**Data extract**
★ ★ ★ ★ ★ ★ ★

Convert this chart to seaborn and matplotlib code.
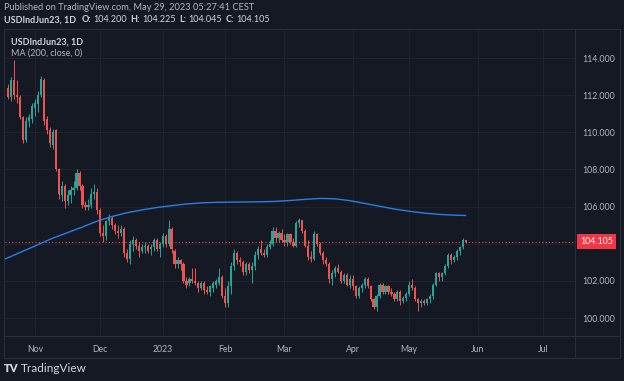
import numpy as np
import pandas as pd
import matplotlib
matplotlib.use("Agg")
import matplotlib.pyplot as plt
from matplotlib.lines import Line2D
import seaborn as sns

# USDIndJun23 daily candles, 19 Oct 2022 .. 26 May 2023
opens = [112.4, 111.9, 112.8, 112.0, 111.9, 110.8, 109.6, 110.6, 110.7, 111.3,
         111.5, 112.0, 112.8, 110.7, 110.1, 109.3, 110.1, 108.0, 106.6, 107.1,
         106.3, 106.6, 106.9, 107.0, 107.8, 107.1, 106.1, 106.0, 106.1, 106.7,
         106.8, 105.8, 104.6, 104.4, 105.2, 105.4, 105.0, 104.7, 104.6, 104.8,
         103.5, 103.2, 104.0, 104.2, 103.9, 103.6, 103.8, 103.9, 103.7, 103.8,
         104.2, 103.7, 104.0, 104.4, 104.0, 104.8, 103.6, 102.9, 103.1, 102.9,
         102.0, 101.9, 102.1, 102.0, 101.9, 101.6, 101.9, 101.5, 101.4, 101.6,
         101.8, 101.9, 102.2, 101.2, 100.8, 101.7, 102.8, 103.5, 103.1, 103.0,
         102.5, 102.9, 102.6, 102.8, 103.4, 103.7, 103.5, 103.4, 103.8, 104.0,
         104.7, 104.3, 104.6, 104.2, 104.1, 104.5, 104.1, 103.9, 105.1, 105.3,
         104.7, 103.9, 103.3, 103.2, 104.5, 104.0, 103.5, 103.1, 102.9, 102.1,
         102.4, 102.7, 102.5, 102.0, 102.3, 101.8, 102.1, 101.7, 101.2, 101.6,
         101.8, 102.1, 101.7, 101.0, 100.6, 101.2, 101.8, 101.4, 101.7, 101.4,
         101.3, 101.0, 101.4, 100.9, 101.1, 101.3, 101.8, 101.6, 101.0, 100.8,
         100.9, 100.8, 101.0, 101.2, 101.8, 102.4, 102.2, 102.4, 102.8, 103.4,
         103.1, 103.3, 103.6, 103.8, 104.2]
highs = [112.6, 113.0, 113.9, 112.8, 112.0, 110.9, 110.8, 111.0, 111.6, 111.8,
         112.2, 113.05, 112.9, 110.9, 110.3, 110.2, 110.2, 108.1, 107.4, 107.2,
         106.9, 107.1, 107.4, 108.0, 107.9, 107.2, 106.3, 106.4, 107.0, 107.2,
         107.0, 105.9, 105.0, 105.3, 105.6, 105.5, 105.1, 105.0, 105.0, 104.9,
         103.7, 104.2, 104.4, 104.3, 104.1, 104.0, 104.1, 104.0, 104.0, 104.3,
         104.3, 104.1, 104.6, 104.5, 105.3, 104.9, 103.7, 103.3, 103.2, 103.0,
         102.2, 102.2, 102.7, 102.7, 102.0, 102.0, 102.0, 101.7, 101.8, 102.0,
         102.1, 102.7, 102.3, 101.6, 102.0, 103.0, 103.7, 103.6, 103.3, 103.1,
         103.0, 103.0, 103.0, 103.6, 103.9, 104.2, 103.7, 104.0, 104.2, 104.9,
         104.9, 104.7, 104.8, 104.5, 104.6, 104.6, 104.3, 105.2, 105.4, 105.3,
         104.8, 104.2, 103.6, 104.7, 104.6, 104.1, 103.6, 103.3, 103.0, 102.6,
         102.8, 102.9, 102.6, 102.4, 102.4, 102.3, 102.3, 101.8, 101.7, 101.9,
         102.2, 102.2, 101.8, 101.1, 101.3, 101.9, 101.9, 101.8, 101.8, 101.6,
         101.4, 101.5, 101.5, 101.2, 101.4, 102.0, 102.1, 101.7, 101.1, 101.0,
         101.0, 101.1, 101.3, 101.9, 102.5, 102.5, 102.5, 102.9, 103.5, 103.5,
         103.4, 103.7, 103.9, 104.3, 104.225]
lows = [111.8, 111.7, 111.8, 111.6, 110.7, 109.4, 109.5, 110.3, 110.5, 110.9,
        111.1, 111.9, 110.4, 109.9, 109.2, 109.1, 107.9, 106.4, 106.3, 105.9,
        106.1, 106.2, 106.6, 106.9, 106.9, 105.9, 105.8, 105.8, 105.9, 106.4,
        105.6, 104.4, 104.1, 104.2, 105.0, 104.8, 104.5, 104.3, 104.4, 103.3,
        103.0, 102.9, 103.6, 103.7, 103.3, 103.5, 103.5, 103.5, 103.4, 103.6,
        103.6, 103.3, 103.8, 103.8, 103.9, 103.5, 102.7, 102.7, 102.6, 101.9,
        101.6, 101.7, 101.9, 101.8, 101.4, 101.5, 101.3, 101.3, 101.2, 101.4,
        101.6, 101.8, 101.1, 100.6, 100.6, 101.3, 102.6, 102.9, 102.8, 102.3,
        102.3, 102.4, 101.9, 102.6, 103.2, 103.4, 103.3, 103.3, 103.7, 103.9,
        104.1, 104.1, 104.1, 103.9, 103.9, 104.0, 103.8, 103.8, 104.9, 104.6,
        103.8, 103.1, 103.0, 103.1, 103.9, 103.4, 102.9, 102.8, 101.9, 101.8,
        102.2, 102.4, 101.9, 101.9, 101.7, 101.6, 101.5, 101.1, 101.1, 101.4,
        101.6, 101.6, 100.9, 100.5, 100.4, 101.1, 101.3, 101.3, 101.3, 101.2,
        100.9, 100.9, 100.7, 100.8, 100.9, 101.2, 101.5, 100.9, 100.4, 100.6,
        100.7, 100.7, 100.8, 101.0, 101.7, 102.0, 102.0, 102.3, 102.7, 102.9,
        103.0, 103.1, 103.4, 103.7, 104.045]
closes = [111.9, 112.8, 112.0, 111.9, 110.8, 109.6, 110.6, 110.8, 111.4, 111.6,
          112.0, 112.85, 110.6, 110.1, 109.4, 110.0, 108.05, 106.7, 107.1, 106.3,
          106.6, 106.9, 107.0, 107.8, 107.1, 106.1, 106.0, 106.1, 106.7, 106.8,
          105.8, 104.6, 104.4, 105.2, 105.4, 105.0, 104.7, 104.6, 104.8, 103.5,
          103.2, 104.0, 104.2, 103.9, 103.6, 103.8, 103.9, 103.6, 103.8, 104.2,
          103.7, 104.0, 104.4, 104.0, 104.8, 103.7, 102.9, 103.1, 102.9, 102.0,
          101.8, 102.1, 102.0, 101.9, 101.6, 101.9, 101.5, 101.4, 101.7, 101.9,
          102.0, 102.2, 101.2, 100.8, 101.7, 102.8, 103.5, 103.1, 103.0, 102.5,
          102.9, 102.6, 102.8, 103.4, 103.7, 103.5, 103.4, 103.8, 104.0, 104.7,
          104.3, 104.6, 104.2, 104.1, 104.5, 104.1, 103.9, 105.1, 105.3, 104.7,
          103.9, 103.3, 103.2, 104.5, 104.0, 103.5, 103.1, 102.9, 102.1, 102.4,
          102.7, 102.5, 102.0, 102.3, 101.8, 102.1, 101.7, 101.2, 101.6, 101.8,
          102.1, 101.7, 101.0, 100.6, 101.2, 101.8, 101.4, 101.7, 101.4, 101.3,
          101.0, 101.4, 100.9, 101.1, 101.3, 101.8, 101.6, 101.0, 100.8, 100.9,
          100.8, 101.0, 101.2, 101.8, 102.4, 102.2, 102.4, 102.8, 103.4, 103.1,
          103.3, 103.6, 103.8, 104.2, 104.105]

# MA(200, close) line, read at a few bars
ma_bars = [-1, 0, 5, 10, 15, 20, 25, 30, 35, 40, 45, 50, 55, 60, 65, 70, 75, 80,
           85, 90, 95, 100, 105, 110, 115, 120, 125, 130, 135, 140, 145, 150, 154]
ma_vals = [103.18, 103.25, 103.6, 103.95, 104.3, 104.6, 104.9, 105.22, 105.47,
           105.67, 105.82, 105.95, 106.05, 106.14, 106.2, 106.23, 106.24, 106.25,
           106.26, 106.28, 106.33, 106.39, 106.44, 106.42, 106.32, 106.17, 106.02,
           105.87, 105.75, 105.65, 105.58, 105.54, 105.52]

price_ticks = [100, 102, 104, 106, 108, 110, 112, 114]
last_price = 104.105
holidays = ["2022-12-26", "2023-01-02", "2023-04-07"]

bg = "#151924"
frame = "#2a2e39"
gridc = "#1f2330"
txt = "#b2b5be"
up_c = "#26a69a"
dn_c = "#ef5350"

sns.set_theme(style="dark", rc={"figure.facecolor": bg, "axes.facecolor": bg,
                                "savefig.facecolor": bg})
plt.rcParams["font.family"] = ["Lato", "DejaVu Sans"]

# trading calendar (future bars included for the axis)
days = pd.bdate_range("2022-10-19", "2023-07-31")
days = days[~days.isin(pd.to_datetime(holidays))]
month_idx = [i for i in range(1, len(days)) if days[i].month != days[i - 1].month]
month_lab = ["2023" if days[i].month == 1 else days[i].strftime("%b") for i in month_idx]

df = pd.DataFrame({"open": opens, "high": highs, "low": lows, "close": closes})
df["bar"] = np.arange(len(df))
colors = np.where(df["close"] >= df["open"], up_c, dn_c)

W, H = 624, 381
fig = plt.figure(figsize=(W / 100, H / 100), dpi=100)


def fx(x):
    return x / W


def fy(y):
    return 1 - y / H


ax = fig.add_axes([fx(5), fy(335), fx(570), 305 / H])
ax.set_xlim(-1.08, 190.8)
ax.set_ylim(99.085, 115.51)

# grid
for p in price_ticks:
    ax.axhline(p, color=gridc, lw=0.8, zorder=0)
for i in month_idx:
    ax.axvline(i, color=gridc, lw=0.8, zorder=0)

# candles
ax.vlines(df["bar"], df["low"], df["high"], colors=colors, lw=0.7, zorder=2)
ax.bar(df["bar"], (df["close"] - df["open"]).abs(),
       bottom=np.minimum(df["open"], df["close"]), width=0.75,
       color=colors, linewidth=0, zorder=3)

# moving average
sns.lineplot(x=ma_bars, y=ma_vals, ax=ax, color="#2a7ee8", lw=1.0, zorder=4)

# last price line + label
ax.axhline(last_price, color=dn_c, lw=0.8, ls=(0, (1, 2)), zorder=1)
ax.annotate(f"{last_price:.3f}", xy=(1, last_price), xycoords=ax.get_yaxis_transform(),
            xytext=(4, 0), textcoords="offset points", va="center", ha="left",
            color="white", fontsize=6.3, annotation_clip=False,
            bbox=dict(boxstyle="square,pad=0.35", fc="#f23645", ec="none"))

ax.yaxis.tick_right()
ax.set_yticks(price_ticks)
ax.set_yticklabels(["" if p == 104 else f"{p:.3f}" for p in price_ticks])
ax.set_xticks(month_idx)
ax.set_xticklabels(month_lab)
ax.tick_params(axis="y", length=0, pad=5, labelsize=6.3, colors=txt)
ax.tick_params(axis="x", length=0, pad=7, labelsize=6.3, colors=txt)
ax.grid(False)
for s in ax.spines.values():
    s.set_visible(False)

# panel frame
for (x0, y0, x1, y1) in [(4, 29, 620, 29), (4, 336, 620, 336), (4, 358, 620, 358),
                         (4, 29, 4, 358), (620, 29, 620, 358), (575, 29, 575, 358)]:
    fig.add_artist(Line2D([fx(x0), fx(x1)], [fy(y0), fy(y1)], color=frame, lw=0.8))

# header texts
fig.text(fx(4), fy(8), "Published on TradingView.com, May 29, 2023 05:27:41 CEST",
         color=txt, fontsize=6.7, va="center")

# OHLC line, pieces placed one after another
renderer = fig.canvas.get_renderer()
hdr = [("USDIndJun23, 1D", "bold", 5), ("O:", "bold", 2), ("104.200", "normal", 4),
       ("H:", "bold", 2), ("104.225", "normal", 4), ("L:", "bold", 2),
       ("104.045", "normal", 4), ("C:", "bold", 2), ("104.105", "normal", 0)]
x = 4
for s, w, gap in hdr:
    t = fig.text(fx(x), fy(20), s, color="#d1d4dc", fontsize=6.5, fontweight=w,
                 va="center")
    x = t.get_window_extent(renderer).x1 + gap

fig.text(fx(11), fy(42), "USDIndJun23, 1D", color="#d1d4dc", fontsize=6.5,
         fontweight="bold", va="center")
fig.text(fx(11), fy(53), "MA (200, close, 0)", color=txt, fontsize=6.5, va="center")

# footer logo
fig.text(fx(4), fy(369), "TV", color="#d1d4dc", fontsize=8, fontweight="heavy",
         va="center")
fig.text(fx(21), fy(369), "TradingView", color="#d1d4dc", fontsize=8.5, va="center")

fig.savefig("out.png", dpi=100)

★ ★ ★ ★ ★ ★ ★

Please restate the material above line by line, exactly, beginning at its first line and ending with the line that contains "import seaborn as sns", without any pictures.

Convert this chart to seaborn and matplotlib code.
import numpy as np
import pandas as pd
import matplotlib
matplotlib.use("Agg")
import matplotlib.pyplot as plt
from matplotlib.lines import Line2D
import seaborn as sns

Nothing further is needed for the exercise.